Question

I am learning about the driver and looking into the watchdog driver code where some value is being written to /sys/devices/virtual/wdc_per now I guess this is the logic how driver gets its value from userspace and exposed file in user space is

 "sys/devices/virtual/wdc_per"

But now how actually this value from wdc_per is reached to driver, there must some callback maintained

In My case its GPIO based Watchdog driver and gpio_wdt.c may be having this callback.

But I really could not figure out how it actually happens

Anybody can help me find out this userspace to kernel space link.

Was it helpful?

Solution

First of all, this driver, gpio_wdt.c, doesn't seem to exist in the mainline kernel as of this date, so it's hard to comment it.

Sysfs (usually mounted at /sys) is actually very easy to use. This is a great example of how to create Sysfs attributes. Basically, you create attributes (will become the Sysfs file names) and register them with two defined operations (callbacks): store and show, which are the equivalent of resp. write and read. The show callback is called everytime the Sysfs file (attribute) is read and store when it's written.

When writing a device driver that belongs to an existing class (most likely your situation), you will rarely need to do that yourself. This is because the standard Linux device classes already have a working set of Sysfs attributes that your driver will use more or less indirectly.

For example, the leds class (LED devices), of which you will find the devices in /sys/class/leds, has a bunch of Sysfs attributes per LED so that a user may read/modify them from userspace (brightness, maximum brightness, trigger, etc.). Now, if you look at LED specific drivers in /drivers/leds, you won't find manual Sysfs attributes creations. You will find, however, a call to led_classdev_register when the driver is probed, which takes a struct led_classdev* as a parameter.
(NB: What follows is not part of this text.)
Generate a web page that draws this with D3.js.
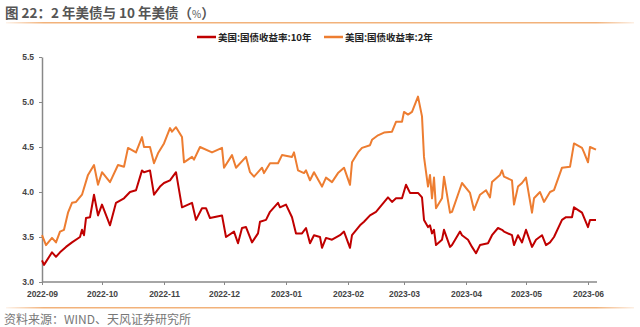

This structure has a brightness_set callback member the specific driver needs to provide. When a user writes to /sys/class/leds/whatever-led/brightness, the leds class' store Sysfs callback gets called which in turn calls the specific driver's brightness_set callback.

My point is: make sure you really know your device class before manually adding Sysfs attributes. Anyway, when submitting your driver to the LKML, you will know fast enough if it was a good decision.